The Thought Experiments Framework

The Thought Experiments framework is a multi-step prompting approach that iteratively refines the model’s responses. The researchers summarize the framework’s steps as follows:

1. Pose counterfactual questions: The model is presented with Moral Scenarios questions without answer options.

2. Answer counterfactual questions: Questions generated in the previous step are presented to the model, which is prompted to answer them.

3. Summarize: The model is asked to summarize its thoughts using the counterfactual questions and answers.

4. Choose: Multiple decodes from the previous step are provided, and the model selects the best one. This step is necessary due to the multiple ways of considering a situation morally.

5. Answer: The chosen summary and original answer choices are presented to the model, allowing it to provide a final zero-shot answer.

To evaluate the effectiveness of the Thought Experiments framework, the research team conducted experiments on the Moral Scenarios subtask within the MMLU benchmark. They compared their framework to four baselines for the zero-shot prompting approach: direct zero-shot, zero-shot Chain-of-Thought (CoT) with and without self-consistency.

The results were promising. The zero-shot Thought Experiments framework achieved an accuracy of 66.15% and 66.26% without and with self-consistency, respectively. This marks a significant improvement of 9.06% and 12.29% over the direct zero-shot baseline, as well as 12.97% and 16.26% over the CoT baseline.

The research showcases the effectiveness of the Thought Experiments prompting framework in enhancing moral reasoning within the Moral Scenarios task. It emphasizes the potential for future work to explore open-ended generations for addressing more ambiguous cases, such as moral dilemmas.
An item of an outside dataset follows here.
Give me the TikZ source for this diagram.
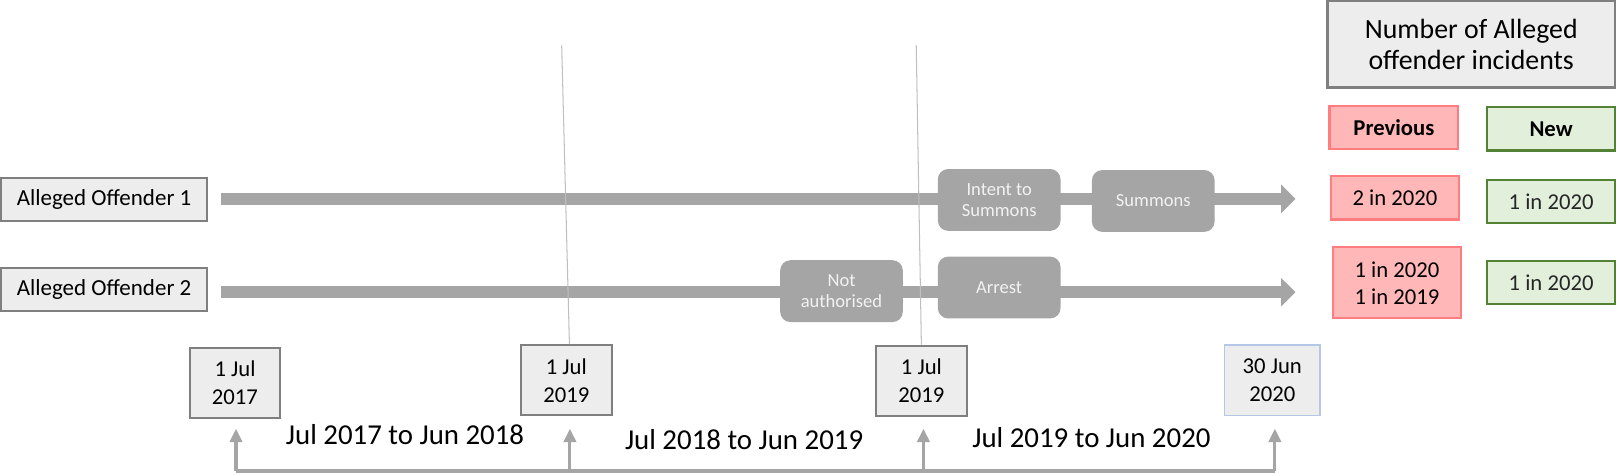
\documentclass[tikz,border=0pt]{standalone}
\usepackage{fontspec}
\setmainfont{Carlito}
\usetikzlibrary{arrows.meta}
\definecolor{tlgray}{HTML}{A5A5A5}
\definecolor{vline}{HTML}{BFBFBF}
\definecolor{boxfill}{HTML}{EDEDED}
\definecolor{boxborder}{HTML}{7F7F7F}
\definecolor{redfill}{HTML}{FFB7B7}
\definecolor{redborder}{HTML}{FF7C80}
\definecolor{greenfill}{HTML}{E2EFDA}
\definecolor{greenborder}{HTML}{548235}
\definecolor{blueborder}{HTML}{B4C7E7}
\definecolor{proctext}{HTML}{F2F2F2}
\begin{document}
\begin{tikzpicture}[x=1pt,y=-1pt,
  offbox/.style={draw=boxborder, fill=boxfill, line width=2pt, minimum width=200pt, minimum height=42pt, inner sep=0pt, font=\fontsize{22.3}{26}\selectfont},
  procbox/.style={fill=tlgray, rounded corners=10pt, text=proctext, minimum width=119pt, minimum height=60pt, inner sep=0pt, align=center, font=\fontsize{18}{21}\selectfont},
  datebox/.style={draw=boxborder, fill=boxfill, line width=2pt, minimum width=88pt, minimum height=68pt, inner sep=0pt, align=center, font=\fontsize{22}{27}\selectfont},
  periodlabel/.style={inner sep=0pt, font=\fontsize{28}{32}\selectfont},
  bigarrow/.style={draw=tlgray, line width=12pt, -{Triangle[length=14pt,width=27pt]}},
  thinline/.style={draw=vline, line width=1pt},
  bracket/.style={draw=tlgray, line width=3pt},
  uparrow/.style={draw=tlgray, line width=3pt, -{Triangle[length=13pt,width=12pt]}},
  titlebox/.style={draw=boxborder, fill=boxfill, line width=2.5pt, minimum width=279pt, minimum height=84pt, inner sep=0pt, align=center, font=\fontsize{27}{30}\selectfont},
  redbox/.style={draw=redborder, fill=redfill, line width=2pt, minimum width=125pt, minimum height=42pt, inner sep=0pt, align=center, font=\fontsize{22}{26}\selectfont},
  greenbox/.style={draw=greenborder, fill=greenfill, line width=2pt, minimum width=124pt, minimum height=42pt, inner sep=0pt, align=center, text=black!85, font=\fontsize{22}{26}\selectfont}
]
\useasboundingbox (0,0) rectangle (1568,460);

% offender labels
\node[offbox] (ao1) at (101,193.5) {Alleged Offender 1};
\node[offbox] (ao2) at (101,281) {Alleged Offender 2};

% arrow ends
\coordinate (e1) at (1257,193);
\coordinate (e2) at (1257,283.5);

% thick timelines
\draw[bigarrow] ([xshift=12pt]ao1.east |- e1) -- (e1);
\draw[bigarrow] ([xshift=12pt]ao2.east |- e2) -- (e2);

% date boxes
\node[datebox] (d1) at (228,371.5) {1 Jul\\2017};
\node[datebox] (d2) at (549.5,369) {1 Jul\\2019};
\node[datebox] (d3) at (894,369.5) {1 Jul\\2019};
\node[datebox, draw=blueborder, line width=1.5pt, minimum width=93pt] (d4) at (1234.5,369) {30 Jun\\2020};

% thin vertical lines
\coordinate (v1) at (545,44);
\coordinate (v2) at (889,44);
\draw[thinline] (v1) -- ([xshift=3pt]d2.north);
\draw[thinline] (v2) -- ([xshift=0pt]d3.north);

% process boxes
\node[procbox] (its) at (969.5,194) {Intent to\\Summons};
\node[procbox] (sum) at (1119,195) {Summons};
\node[procbox] (na) at (816.5,282.5) {Not\\authorised};
\node[procbox] (arr) at (969.5,279) {Arrest};

% period labels
\node[periodlabel] (p1) at (393,422) {Jul 2017 to Jun 2018};
\node[periodlabel] (p2) at (722,427) {Jul 2018 to Jun 2019};
\node[periodlabel] (p3) at (1059,425) {Jul 2019 to Jun 2020};

% bottom bracket
\coordinate (b1) at (229,457);
\coordinate (b2) at (553,457);
\coordinate (b3) at (896,457);
\coordinate (b4) at (1237,457);
\coordinate (t1) at (229,416);
\coordinate (t2) at (553,416);
\coordinate (t3) at (896,416);
\coordinate (t4) at (1237,416);
\draw[bracket] (b1) -- (b4);
\draw[uparrow] (b1) -- (t1);
\draw[uparrow] (b2) -- (t2);
\draw[uparrow] (b3) -- (t3);
\draw[uparrow] (b4) -- (t4);

% legend
\node[titlebox] (title) at (1427.5,43) {Number of Alleged\\offender incidents};
\node[redbox, font=\fontsize{22}{26}\selectfont\bfseries] (prev) at (1352.5,124) {Previous};
\node[greenbox, text=black, font=\fontsize{22}{26}\selectfont\bfseries] (new) at (1505,125) {New};
\node[redbox] (r1) at (1353.5,192) {2 in 2020};
\node[greenbox] (g1) at (1505,195.5) {1 in 2020};
\node[redbox, minimum height=69pt] (r2) at (1355.5,274.5) {1 in 2020\\1 in 2019};
\node[greenbox] (g2) at (1505,274) {1 in 2020};
\end{tikzpicture}
\end{document}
In summary, the Google research team’s innovative Thought Experiments framework presents a promising solution to augment the moral reasoning capabilities of language models. By incorporating counterfactuals and a multi-step prompting approach, this framework demonstrates significant improvements in accuracy. As the development of language models continues, it is crucial to prioritize responsible and ethical AI implementations, ensuring their alignment with human moral values.